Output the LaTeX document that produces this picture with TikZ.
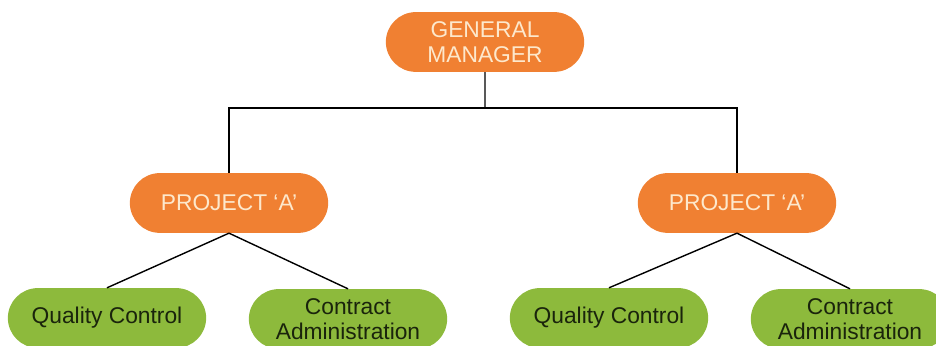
\documentclass[tikz,border=0pt]{standalone}
\usepackage{fontspec}
\setmainfont{Liberation Sans}
\usetikzlibrary{shapes.misc}
\definecolor{boxorange}{RGB}{240,128,50}
\definecolor{boxgreen}{RGB}{141,186,60}
\definecolor{textcream}{RGB}{253,232,204}
\definecolor{textdark}{RGB}{26,36,12}
\tikzset{
	headbox/.style={rounded rectangle, fill=boxorange, text=textcream, minimum width=141pt, minimum height=42.5pt, inner sep=0pt, align=center, font=\fontsize{16.2}{18}\selectfont},
	teambox/.style={rounded rectangle, fill=boxgreen, text=textdark, minimum width=141pt, minimum height=42.5pt, inner sep=0pt, align=center, font=\fontsize{16.2}{18}\selectfont},
	link/.style={draw=black, line width=1pt}
}
\begin{document}
\begin{tikzpicture}[x=0.025cm, y=0.025cm]
		\useasboundingbox (0,0) rectangle (936,346);

		\node[headbox] (gm) at (485, 304) {GENERAL\\MANAGER};

		\node[headbox] (pa1) at (229, 143) {PROJECT `A'};
		\node[headbox] (pa2) at (737, 143) {PROJECT `A'};

		\node[teambox] (qc1) at (107, 28) {Quality Control};
		\node[teambox] (ca1) at (348, 27) {Contract\\Administration};
		\node[teambox] (qc2) at (609, 28) {Quality Control};
		\node[teambox] (ca2) at (850, 27) {Contract\\Administration};

		\coordinate (bar) at (485, 238);

		\draw[link] (gm) -- (bar);
		\draw[link] (bar) -| (pa1);
		\draw[link] (bar) -| (pa2);

		\draw[link] (pa1.south) -- (qc1.north);
		\draw[link] (pa1.south) -- (ca1.north);
		\draw[link] (pa2.south) -- (qc2.north);
		\draw[link] (pa2.south) -- (ca2.north);
	\end{tikzpicture}
\end{document}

|---|

**The request:** Exclude the pictures, and transcribe all of the material exactly.

**Task answer:**
Output the LaTeX document that produces this picture with TikZ.
\documentclass[tikz,border=0pt]{standalone}
\usepackage{fontspec}
\setmainfont{Liberation Sans}
\usetikzlibrary{shapes.misc}
\definecolor{boxorange}{RGB}{240,128,50}
\definecolor{boxgreen}{RGB}{141,186,60}
\definecolor{textcream}{RGB}{253,232,204}
\definecolor{textdark}{RGB}{26,36,12}
\tikzset{
	headbox/.style={rounded rectangle, fill=boxorange, text=textcream, minimum width=141pt, minimum height=42.5pt, inner sep=0pt, align=center, font=\fontsize{16.2}{18}\selectfont},
	teambox/.style={rounded rectangle, fill=boxgreen, text=textdark, minimum width=141pt, minimum height=42.5pt, inner sep=0pt, align=center, font=\fontsize{16.2}{18}\selectfont},
	link/.style={draw=black, line width=1pt}
}
\begin{document}
\begin{tikzpicture}[x=0.025cm, y=0.025cm]
		\useasboundingbox (0,0) rectangle (936,346);

		\node[headbox] (gm) at (485, 304) {GENERAL\\MANAGER};

		\node[headbox] (pa1) at (229, 143) {PROJECT `A'};
		\node[headbox] (pa2) at (737, 143) {PROJECT `A'};

		\node[teambox] (qc1) at (107, 28) {Quality Control};
		\node[teambox] (ca1) at (348, 27) {Contract\\Administration};
		\node[teambox] (qc2) at (609, 28) {Quality Control};
		\node[teambox] (ca2) at (850, 27) {Contract\\Administration};

		\coordinate (bar) at (485, 238);

		\draw[link] (gm) -- (bar);
		\draw[link] (bar) -| (pa1);
		\draw[link] (bar) -| (pa2);

		\draw[link] (pa1.south) -- (qc1.north);
		\draw[link] (pa1.south) -- (ca1.north);
		\draw[link] (pa2.south) -- (qc2.north);
		\draw[link] (pa2.south) -- (ca2.north);
	\end{tikzpicture}
\end{document}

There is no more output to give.